13. Op de zitting hebben eisers hun beroepsgrond over de toepasselijkheid van het traumatabeleid op hun situatie ingetrokken. De rechtbank zal dit niet verder bespreken.
14. Eisers voeren aan dat verweerder ten onrechte hun aanvragen kennelijk ongegrond heeft verklaard.
15. Verweerder heeft de aanvragen van eisers afgewezen als kennelijk ongegrond
op grond van artikel 30b, eerste lid, onder b, van de Vw. Dat is terecht, nu is vastgesteld dat eisers afkomstig zijn uit een veilig land van herkomst.

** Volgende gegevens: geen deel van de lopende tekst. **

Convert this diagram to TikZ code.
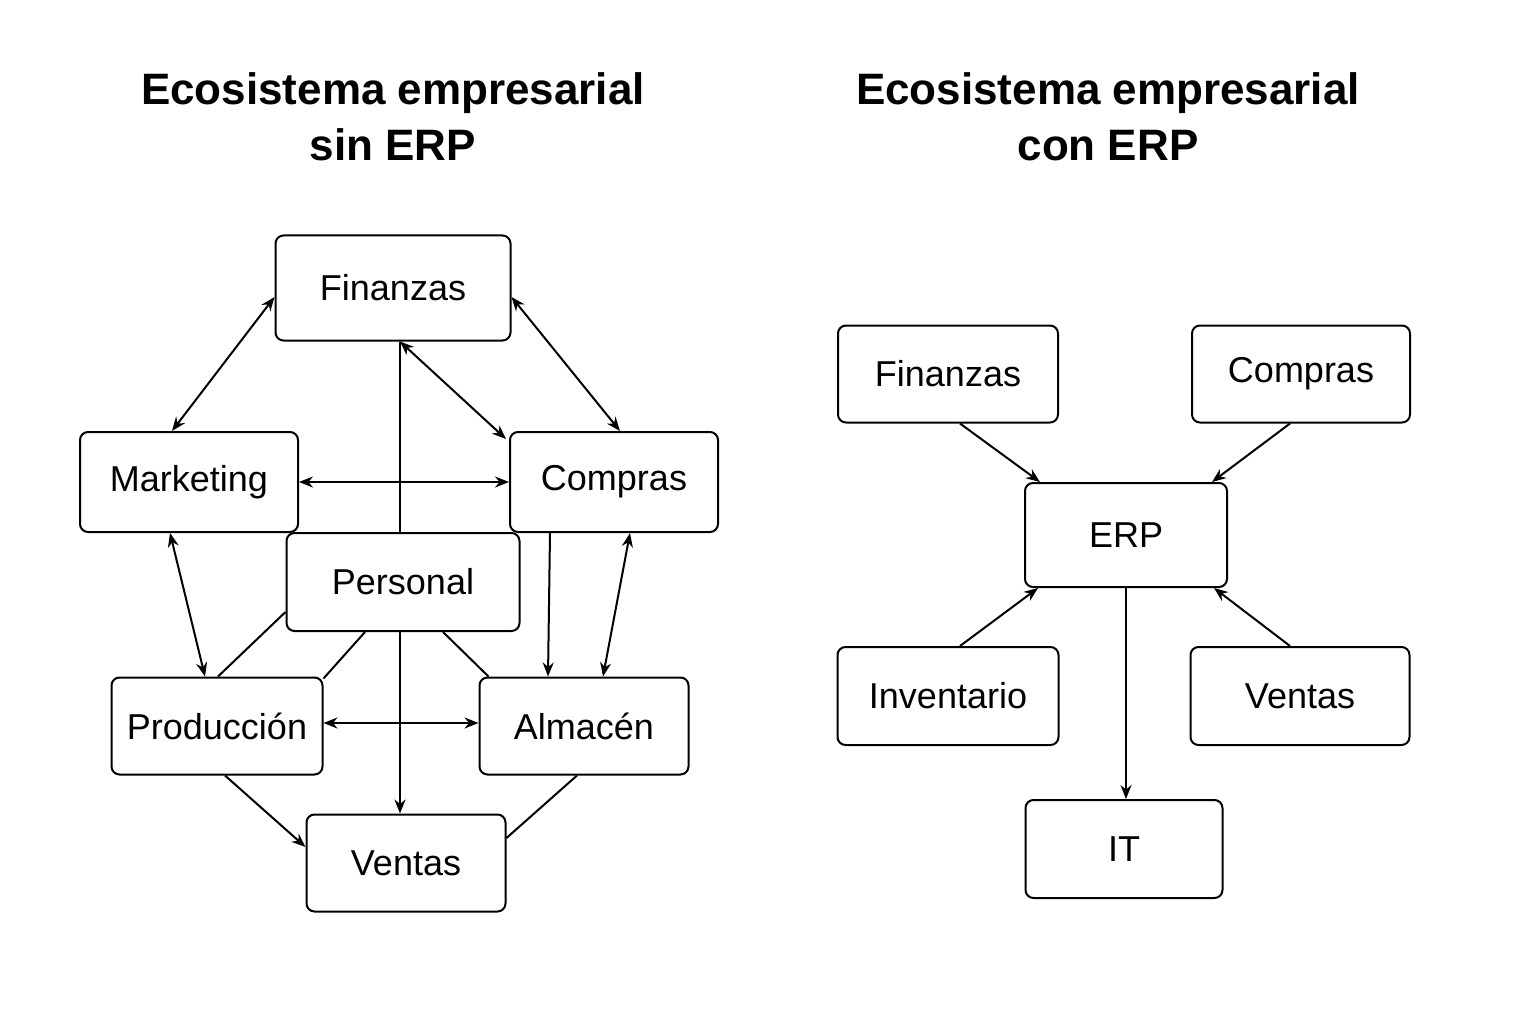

16. Volgens eisers heeft verweerder bij het opleggen van een inreisverbod geen rekening gehouden met de belangen van hun minderjarige zoon en met het feit dat hun familieleden in Duitsland wonen.
17. Naar het oordeel van de rechtbank heeft verweerder voldoende rekening gehouden met de belangen van eisers minderjarige zoon en met de omstandigheid dat hun familieleden in Duitsland wonen.6 Deze beroepsgrond slaagt niet.
18. Eisers komen niet in aanmerking voor toelating op grond van artikel 29, eerste lid, aanhef en onder a of b, van de Vw.
19. De aanvragen zijn terecht afgewezen als kennelijk ongegrond. De beroepen zijn ongegrond. Voor een proceskostenveroordeling bestaat geen aanleiding.
6 Zie pagina 9 van het bestreden besluit van 21 juni 2022 van eiser en pagina 3 van het bestreden besluit van 21 juni 2022 van eiseres.